Set LWE parameters as $n=1608, p=527, q=2^{32},m=2^{21}$ (128 bit security). Set BFV parameters as n=2048, logQ=38, plaintext $Z_q' = 2^{16}+1$. Notice that BFV plaintext does not equal LWE ciphertext space. Thus we need to split $res$ into 32/16 = 2 chunks causing server-client communication to increase by factor of 4.
**Client-server communication**: $2^{21} * 32 (/8/1024/1024) + 2048*1608*38 (/8/1024/1024) = 8+15 = 23 Mb$
**Server-client communication**: $4 *(2^{18})*38 /8/1024/1024 = 4.75 Mb$
### Random points and Questions:
1. Client-server communication cost is dominated by BFV ciphertexts in $z$. Can we somehow reduce this or amortise across several queries? Notice that we can't use same ciphertexts for multiple secrets and can't use same secret across different queries. So this simple solution will not work.
2. I think that BFV parameters n=2048, logQ=38 are somewhat optimal since to do BFV scalar multiplications with plaintext of 9 bits will atleast require 38 bits of BFV ciphertext modulus. Reducing n to 1024 will make logQ really small, resulting error overflow.
3. Only $n * n' * \log{Q}$ bits due to (2) stays fixed in client-server communication. Otherwise, both client-server and server-client communication scale linearly with size of $db$
4. The $db$ is lot wider than it is tall ($m > l$). This assures LWE operations take majority of processing time than BFV operations.

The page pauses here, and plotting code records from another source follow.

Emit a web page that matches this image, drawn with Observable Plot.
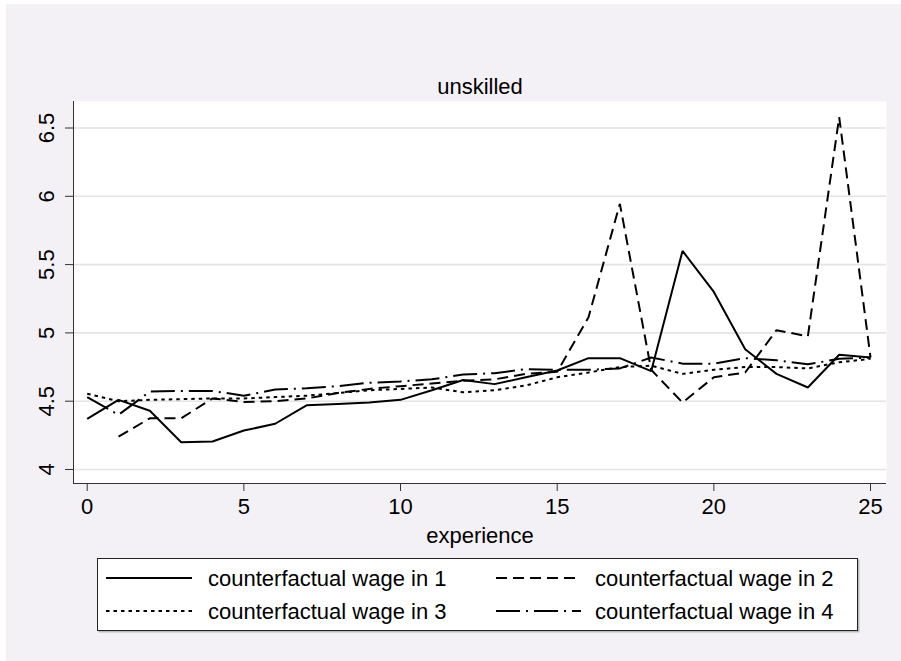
<!DOCTYPE html>
<html>
<head>
<meta charset="utf-8">
<script src="https://cdn.jsdelivr.net/npm/d3@7"></script>
<script src="https://cdn.jsdelivr.net/npm/@observablehq/plot@0.6"></script>
<style>
  html, body { margin: 0; padding: 0; background: #fff; }
  #page { position: relative; width: 901px; height: 661px; overflow: hidden; background: #fff;
          font-family: "Liberation Sans", Arial, sans-serif; color: #000; }
  #panel { position: absolute; left: 6px; top: 4px; right: 0; bottom: 0; background: #f4f1f6; }
  #title { position: absolute; left: 380px; width: 200px; top: 74px; text-align: center;
           font-size: 22px; line-height: 26px; }
  #chart { position: absolute; left: 0; top: 0; }
  #legend { position: absolute; left: 97px; top: 558px; }
</style>
</head>
<body>
<div id="page">
  <div id="panel"></div>
  <div id="title">unskilled</div>
  <div id="chart"></div>
  <div id="legend"></div>
</div>
<script>
// Years of experience
const experience = [0, 1, 2, 3, 4, 5, 6, 7, 8, 9, 10, 11, 12, 13, 14, 15, 16, 17, 18, 19, 20, 21, 22, 23, 24, 25];

// Counterfactual log wages of the unskilled, one series per region
const wage1 = [4.37, 4.51, 4.43, 4.20, 4.205, 4.285, 4.335, 4.47, 4.48, 4.49, 4.51, 4.58, 4.655,
               4.625, 4.675, 4.725, 4.815, 4.815, 4.72, 5.60, 5.30, 4.88, 4.70, 4.60, 4.84, 4.82];
const wage2 = [null, 4.24, 4.375, 4.375, 4.52, 4.495, 4.50, 4.52, 4.56, 4.59, 4.61, 4.63, 4.65,
               4.66, 4.70, 4.715, 5.115, 5.945, 4.73, 4.49, 4.675, 4.71, 5.02, 4.975, 6.58, 4.82];
const wage3 = [4.555, 4.50, 4.51, 4.515, 4.52, 4.52, 4.53, 4.54, 4.56, 4.58, 4.59, 4.60, 4.565,
               4.58, 4.615, 4.675, 4.71, 4.75, 4.76, 4.70, 4.73, 4.75, 4.75, 4.74, 4.785, 4.81];
const wage4 = [4.53, 4.40, 4.57, 4.575, 4.575, 4.54, 4.585, 4.595, 4.61, 4.635, 4.645, 4.66, 4.695,
               4.705, 4.735, 4.73, 4.73, 4.74, 4.82, 4.775, 4.775, 4.815, 4.80, 4.77, 4.81, 4.82];

const seriesNames = ["counterfactual wage in 1", "counterfactual wage in 2",
                     "counterfactual wage in 3", "counterfactual wage in 4"];

// Axis ticks
const xTicks = [0, 5, 10, 15, 20, 25];
const yTicks = [4, 4.5, 5, 5.5, 6, 6.5];

// Line patterns: solid, dash, short dash (dots), dash-dot
const patterns = [null, "11,6", "3.5,4", "24,6,2,6"];

const allSeries = [wage1, wage2, wage3, wage4];
const rows = allSeries.map((vals, s) =>
  experience.map((x, i) => ({x, y: vals[i], series: seriesNames[s]})));

const xDomain = [-0.437, 25.51];
const yDomain = [3.8975, 6.694];

const font = "Liberation Sans, Arial, sans-serif";

const chart = Plot.plot({
  width: 901,
  height: 560,
  marginTop: 101,
  marginLeft: 73,
  marginRight: 15,
  marginBottom: 77,
  style: {background: "transparent", fontFamily: font, color: "#000"},
  x: {domain: xDomain},
  y: {domain: yDomain},
  marks: [
    Plot.frame({fill: "white", stroke: null}),
    Plot.ruleY(yTicks, {stroke: "#e4e4e4", strokeWidth: 1.6}),
    ...rows.map((data, s) => Plot.line(data, {
      x: "x", y: "y",
      stroke: "#000", strokeWidth: 2,
      strokeDasharray: patterns[s] ?? undefined,
      strokeLinejoin: "miter", strokeLinecap: "butt"
    })),
    Plot.ruleX([xDomain[0]], {stroke: "#333", strokeWidth: 1}),
    Plot.ruleY([yDomain[0]], {stroke: "#333", strokeWidth: 1}),
    Plot.axisX({ticks: xTicks, tickSize: 8, tickPadding: 7, fontSize: 22, label: null,
                stroke: "#333", tickFormat: d => String(d)}),
    Plot.axisY({ticks: yTicks, tickSize: 8, tickFormat: () => "", label: null, stroke: "#333"}),
    Plot.text(yTicks, {y: d => d, text: d => String(d), frameAnchor: "left", rotate: -90,
                       dx: -20, textAnchor: "middle", lineAnchor: "bottom", fontSize: 22, fill: "#000"}),
    Plot.text(["experience"], {text: d => d, frameAnchor: "bottom", dy: 52,
                               lineAnchor: "middle", fontSize: 22, fill: "#000"})
  ]
});
document.getElementById("chart").appendChild(chart);

// Legend box with line samples
const lw = 761, lh = 73;
const legend = d3.select("#legend").append("svg")
  .attr("width", lw + 4).attr("height", lh + 4)
  .style("overflow", "visible");
legend.append("rect").attr("x", 1.5).attr("y", 1.5).attr("width", lw).attr("height", lh)
  .attr("fill", "#bbb");
legend.append("rect").attr("x", 0.5).attr("y", 0.5).attr("width", lw - 1).attr("height", lh - 1)
  .attr("fill", "#fff").attr("stroke", "#222").attr("stroke-width", 1);
const cols = [{x0: 9, x1: 95, tx: 111}, {x0: 399, x1: 484, tx: 498}];
const rowsY = [20, 53];
seriesNames.forEach((name, i) => {
  const c = cols[i % 2], yy = rowsY[Math.floor(i / 2)];
  legend.append("line").attr("x1", c.x0).attr("x2", c.x1).attr("y1", yy).attr("y2", yy)
    .attr("stroke", "#000").attr("stroke-width", 2)
    .attr("stroke-dasharray", patterns[i]);
  legend.append("text").attr("x", c.tx).attr("y", yy).attr("dy", "0.36em")
    .attr("font-family", font).attr("font-size", 22).attr("fill", "#000").text(name);
});
</script>
</body>
</html>
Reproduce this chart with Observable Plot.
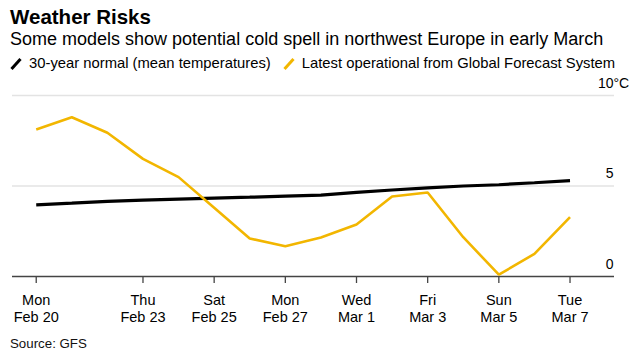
<!DOCTYPE html>
<html><head><meta charset="utf-8">
<script src="https://cdn.jsdelivr.net/npm/d3@7"></script>
<script src="https://cdn.jsdelivr.net/npm/@observablehq/plot@0.6"></script>
<style>
html,body{margin:0;padding:0;background:#fff}
body{font-family:"Liberation Sans",Arial,sans-serif;width:640px;height:360px;overflow:hidden;position:relative;color:#000}
#title{position:absolute;left:10px;top:5px;font-weight:bold;font-size:20.5px;line-height:24px;white-space:nowrap}
#subtitle{position:absolute;left:10px;top:29px;font-size:18px;line-height:21px;white-space:nowrap}
#legend{position:absolute;left:10px;top:55px;font-size:14.8px;line-height:17px;white-space:nowrap;display:flex;align-items:center}
#legend .item{display:flex;align-items:center;margin-right:12px}
#legend svg{margin-right:7px}
#chart{position:absolute;left:0;top:72px}
#source{position:absolute;left:10px;top:336px;font-size:13.3px;line-height:15px;color:#111}
</style>
</head><body>
<div id="title">Weather Risks</div>
<div id="subtitle">Some models show potential cold spell in northwest Europe in early March</div>
<div id="legend"></div>
<div id="chart"></div>
<div id="source">Source: GFS</div>
<script>
const dates = ["2023-02-20","2023-02-21","2023-02-22","2023-02-23","2023-02-24","2023-02-25","2023-02-26","2023-02-27","2023-02-28","2023-03-01","2023-03-02","2023-03-03","2023-03-04","2023-03-05","2023-03-06","2023-03-07"];
const normal = [3.96,4.05,4.15,4.22,4.28,4.33,4.38,4.44,4.50,4.65,4.78,4.90,5.00,5.07,5.18,5.30];
const gfs = [8.12,8.80,7.94,6.50,5.49,3.80,2.10,1.67,2.15,2.87,4.42,4.64,2.17,0.10,1.25,3.28];
const seriesNames = ["30-year normal (mean temperatures)","Latest operational from Global Forecast System"];
const seriesColors = ["#000000","#f2b600"];
const tickDates = ["2023-02-20","2023-02-23","2023-02-25","2023-02-27","2023-03-01","2023-03-03","2023-03-05","2023-03-07"];
const tickDays = ["Mon","Thu","Sat","Mon","Wed","Fri","Sun","Tue"];
const tickLabels = ["Feb 20","Feb 23","Feb 25","Feb 27","Mar 1","Mar 3","Mar 5","Mar 7"];
const yTicks = [0,5,10];
const yTickLabels = ["0","5","10"];
const yUnit = "°C";

const data = [];
dates.forEach((d,i)=>{
  data.push({date:new Date(d), value:normal[i], series:seriesNames[0]});
});
dates.forEach((d,i)=>{
  data.push({date:new Date(d), value:gfs[i], series:seriesNames[1]});
});
const tickDateObjs = tickDates.map(d=>new Date(d));

// legend
const legend = document.getElementById("legend");
seriesNames.forEach((n,i)=>{
  const it = document.createElement("div");
  it.className="item";
  it.innerHTML = `<svg width="12" height="12" viewBox="0 0 12 12"><line x1="1.5" y1="11" x2="10.5" y2="1" stroke="${seriesColors[i]}" stroke-width="3"/></svg><span>${n}</span>`;
  legend.appendChild(it);
});

const xDomain = [new Date("2023-02-19T08:00Z"), new Date("2023-03-08T06:00Z")];

const chart = Plot.plot({
  width:640, height:268,
  marginLeft:12, marginRight:26, marginTop:23, marginBottom:64,
  style:{fontFamily:'"Liberation Sans",Arial,sans-serif', fontSize:"14px", color:"#000", background:"#fff"},
  x:{type:"utc", domain:xDomain},
  y:{domain:[0,10]},
  marks:[
    Plot.ruleY(yTicks.filter(t=>t>0),{stroke:"#e3e3e3", strokeWidth:1.3}),
    Plot.ruleY([0],{stroke:"#444", strokeWidth:1.3}),
    Plot.axisX(tickDateObjs,{
      tickSize:7, tickPadding:9, stroke:"#444", strokeWidth:1.3,
      fontSize:14.5, lineHeight:1.17, fill:"#000", label:null,
      tickFormat:d=>{const i=tickDateObjs.findIndex(t=>+t===+d); return tickDays[i]+"\n"+tickLabels[i];}
    }),
    Plot.axisY(yTicks,{
      anchor:"right", tickSize:0, tickPadding:-1, textAnchor:"end", lineAnchor:"bottom", dy:-8,
      fontSize:14, fill:"#000", label:null,
      tickFormat:d=>yTickLabels[yTicks.indexOf(d)]
    }),
    Plot.text([yTicks[yTicks.length-1]],{
      x:()=>xDomain[1], y:d=>d, text:()=>yUnit, textAnchor:"start", lineAnchor:"bottom",
      dx:-1, dy:-8, fontSize:14, fill:"#000"
    }),
    Plot.line(data,{x:"date", y:"value", z:"series",
      stroke:d=>seriesColors[seriesNames.indexOf(d.series)], strokeWidth:d=>d.series===seriesNames[0]?3.2:2.6,
      strokeLinejoin:"miter", strokeLinecap:"butt"})
  ]
});
document.getElementById("chart").appendChild(chart);
</script>
</body></html>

5. Even though the example shows client retrieving a single tx. In fact client retrieves the entire column which contains $2^{18}/2^{9}=2^9$ txs. Is it possible to structure the database such that txs that client is interested in are clustered in as few columns as possible? (this will probably require leaking a few bits of privacy). A naive idea could be to increase $l$ (ie length of single column) and assign a single column to many clients. But in this case anonymity set depends on $l$ and increasing $l$ will increase communication.
6. Paper mentions that since lower bits of LWE response $res$ will be rounded off anyways during decryption, we can potentially get rid of them. This reduces server-client communication by a factor of 2X.